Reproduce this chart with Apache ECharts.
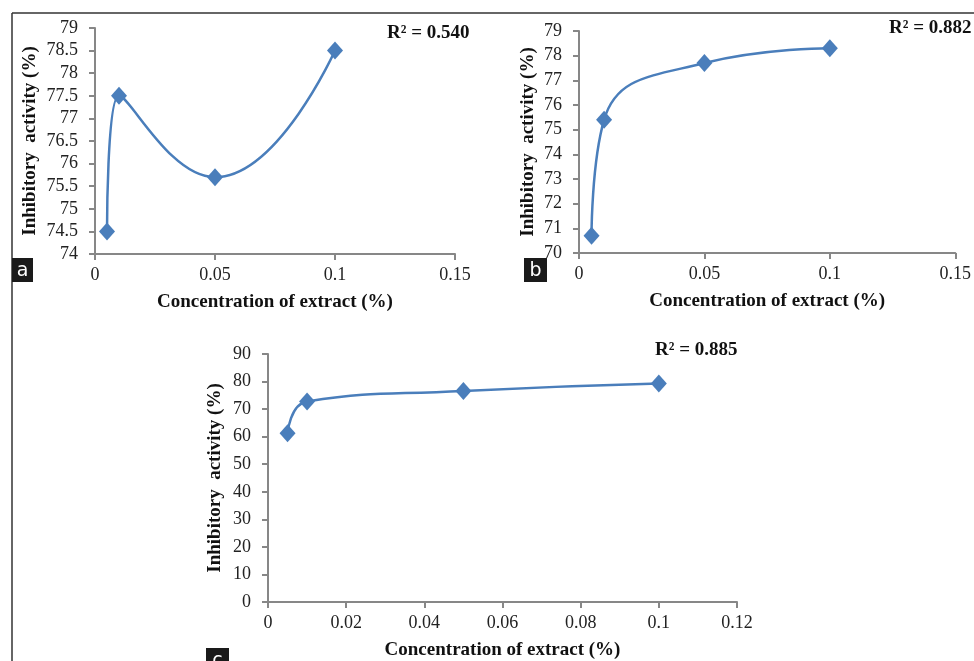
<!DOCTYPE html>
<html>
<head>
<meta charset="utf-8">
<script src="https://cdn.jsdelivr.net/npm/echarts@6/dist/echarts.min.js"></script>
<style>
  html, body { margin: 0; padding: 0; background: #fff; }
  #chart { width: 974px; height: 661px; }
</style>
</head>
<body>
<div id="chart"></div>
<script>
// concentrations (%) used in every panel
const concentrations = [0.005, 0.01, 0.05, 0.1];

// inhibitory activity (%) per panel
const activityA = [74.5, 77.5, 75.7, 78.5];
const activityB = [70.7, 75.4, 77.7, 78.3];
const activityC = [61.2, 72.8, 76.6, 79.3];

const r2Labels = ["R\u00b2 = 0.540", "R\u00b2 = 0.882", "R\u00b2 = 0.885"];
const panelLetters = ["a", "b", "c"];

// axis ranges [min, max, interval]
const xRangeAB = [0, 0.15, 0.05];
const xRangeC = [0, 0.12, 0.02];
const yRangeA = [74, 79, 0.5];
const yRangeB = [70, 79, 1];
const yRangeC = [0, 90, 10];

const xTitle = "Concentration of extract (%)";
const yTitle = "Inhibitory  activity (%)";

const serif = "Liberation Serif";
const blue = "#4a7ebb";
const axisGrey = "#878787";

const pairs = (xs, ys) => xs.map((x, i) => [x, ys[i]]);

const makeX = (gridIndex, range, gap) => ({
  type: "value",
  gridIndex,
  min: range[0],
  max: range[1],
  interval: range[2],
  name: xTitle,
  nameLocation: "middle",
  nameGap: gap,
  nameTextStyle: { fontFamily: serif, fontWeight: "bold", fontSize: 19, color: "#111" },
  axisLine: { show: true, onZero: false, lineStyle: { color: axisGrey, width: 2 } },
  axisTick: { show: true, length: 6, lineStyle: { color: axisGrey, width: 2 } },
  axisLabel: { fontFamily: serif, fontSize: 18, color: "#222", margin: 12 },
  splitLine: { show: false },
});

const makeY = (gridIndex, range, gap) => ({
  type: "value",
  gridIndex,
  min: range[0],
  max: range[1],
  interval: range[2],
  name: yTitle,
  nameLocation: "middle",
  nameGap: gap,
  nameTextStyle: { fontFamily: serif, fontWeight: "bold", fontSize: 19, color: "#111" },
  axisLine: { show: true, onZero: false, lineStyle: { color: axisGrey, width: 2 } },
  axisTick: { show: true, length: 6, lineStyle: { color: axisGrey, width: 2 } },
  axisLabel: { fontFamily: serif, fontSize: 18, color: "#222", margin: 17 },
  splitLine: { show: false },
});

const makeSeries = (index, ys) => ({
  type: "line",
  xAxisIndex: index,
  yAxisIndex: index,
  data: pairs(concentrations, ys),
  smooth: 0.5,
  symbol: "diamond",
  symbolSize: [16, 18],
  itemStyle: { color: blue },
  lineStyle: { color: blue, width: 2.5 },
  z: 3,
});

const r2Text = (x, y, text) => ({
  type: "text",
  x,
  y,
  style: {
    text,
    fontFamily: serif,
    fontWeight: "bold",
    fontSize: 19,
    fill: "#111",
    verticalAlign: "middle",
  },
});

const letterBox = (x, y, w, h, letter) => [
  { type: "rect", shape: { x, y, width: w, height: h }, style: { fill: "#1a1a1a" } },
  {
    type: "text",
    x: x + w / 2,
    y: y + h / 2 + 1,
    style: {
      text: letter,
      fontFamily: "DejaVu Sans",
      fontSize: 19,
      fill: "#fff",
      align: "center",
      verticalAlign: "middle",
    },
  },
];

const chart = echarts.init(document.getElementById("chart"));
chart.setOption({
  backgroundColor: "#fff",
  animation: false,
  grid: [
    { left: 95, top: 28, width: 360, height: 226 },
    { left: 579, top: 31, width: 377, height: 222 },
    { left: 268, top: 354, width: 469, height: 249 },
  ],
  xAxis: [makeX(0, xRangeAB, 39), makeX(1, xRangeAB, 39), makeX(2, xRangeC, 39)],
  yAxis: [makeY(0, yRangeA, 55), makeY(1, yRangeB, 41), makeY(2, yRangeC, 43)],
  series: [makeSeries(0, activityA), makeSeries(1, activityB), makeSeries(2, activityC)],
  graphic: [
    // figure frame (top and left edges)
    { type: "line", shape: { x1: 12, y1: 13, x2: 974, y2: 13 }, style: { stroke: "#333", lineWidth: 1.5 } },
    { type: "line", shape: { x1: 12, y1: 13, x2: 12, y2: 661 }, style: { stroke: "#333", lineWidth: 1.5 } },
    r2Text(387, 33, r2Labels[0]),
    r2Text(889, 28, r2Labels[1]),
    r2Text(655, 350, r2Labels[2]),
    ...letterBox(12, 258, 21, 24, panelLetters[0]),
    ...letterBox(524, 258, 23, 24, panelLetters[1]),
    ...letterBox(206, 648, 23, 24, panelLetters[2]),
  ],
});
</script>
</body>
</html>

---

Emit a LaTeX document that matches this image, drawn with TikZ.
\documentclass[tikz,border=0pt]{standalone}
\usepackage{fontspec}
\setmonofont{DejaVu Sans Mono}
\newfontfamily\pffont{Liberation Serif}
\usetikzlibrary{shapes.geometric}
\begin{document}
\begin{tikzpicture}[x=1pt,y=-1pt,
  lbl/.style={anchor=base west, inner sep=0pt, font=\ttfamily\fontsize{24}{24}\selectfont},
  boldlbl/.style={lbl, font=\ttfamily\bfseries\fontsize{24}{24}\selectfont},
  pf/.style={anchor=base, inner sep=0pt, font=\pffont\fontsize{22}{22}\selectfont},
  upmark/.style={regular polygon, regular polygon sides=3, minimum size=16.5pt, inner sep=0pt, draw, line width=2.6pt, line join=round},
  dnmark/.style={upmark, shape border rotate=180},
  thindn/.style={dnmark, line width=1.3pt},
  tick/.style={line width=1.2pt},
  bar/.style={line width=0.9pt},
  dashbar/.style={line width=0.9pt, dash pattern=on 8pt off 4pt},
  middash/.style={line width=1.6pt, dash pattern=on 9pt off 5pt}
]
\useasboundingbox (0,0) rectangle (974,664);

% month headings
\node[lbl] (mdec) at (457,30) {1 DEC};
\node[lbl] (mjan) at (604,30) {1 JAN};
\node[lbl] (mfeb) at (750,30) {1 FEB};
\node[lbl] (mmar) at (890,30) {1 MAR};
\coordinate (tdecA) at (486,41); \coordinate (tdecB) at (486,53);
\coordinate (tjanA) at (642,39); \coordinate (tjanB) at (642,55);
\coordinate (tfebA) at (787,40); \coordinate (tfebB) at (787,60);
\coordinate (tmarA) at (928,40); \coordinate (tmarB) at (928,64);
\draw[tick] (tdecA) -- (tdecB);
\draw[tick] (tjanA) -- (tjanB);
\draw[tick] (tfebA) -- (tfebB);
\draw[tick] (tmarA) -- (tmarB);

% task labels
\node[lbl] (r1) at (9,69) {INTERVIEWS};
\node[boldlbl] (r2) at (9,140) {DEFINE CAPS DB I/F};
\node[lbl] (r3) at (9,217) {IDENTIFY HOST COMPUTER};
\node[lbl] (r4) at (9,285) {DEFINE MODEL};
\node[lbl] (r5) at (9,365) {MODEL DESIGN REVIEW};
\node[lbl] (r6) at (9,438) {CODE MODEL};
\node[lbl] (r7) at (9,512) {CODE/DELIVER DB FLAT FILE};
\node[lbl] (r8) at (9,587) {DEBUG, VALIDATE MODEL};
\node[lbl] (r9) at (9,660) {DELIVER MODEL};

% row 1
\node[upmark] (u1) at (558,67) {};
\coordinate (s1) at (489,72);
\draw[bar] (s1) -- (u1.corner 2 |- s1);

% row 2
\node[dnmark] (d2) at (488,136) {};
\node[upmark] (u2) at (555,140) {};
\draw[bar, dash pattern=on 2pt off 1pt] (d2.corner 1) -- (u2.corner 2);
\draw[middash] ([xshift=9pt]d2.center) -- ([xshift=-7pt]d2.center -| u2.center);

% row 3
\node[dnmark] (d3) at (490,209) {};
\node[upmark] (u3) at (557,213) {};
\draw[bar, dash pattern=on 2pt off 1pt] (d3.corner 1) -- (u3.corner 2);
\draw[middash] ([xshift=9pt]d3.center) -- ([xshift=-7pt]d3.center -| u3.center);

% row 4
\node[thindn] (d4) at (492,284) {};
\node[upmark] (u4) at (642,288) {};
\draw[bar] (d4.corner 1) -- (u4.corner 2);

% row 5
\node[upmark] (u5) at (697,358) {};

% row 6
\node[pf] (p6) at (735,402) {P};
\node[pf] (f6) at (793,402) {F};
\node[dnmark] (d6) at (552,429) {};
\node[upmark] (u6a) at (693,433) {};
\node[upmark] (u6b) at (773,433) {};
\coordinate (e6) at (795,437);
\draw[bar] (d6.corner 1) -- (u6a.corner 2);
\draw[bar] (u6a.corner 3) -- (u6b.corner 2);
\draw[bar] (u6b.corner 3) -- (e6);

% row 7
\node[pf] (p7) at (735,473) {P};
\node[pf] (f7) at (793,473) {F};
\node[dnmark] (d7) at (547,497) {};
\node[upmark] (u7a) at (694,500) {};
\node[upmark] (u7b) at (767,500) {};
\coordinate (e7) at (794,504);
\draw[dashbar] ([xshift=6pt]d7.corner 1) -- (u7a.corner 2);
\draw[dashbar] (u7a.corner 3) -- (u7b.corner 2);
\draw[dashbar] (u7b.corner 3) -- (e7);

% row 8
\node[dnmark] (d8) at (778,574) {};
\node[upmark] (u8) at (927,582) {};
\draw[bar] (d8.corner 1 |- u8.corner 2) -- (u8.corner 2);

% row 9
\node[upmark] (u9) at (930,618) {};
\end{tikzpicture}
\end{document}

- Problem: In the records above, locate each line with the word "this". Copy all such lines.

- The reply:
Reproduce this chart with Apache ECharts.
Emit a LaTeX document that matches this image, drawn with TikZ.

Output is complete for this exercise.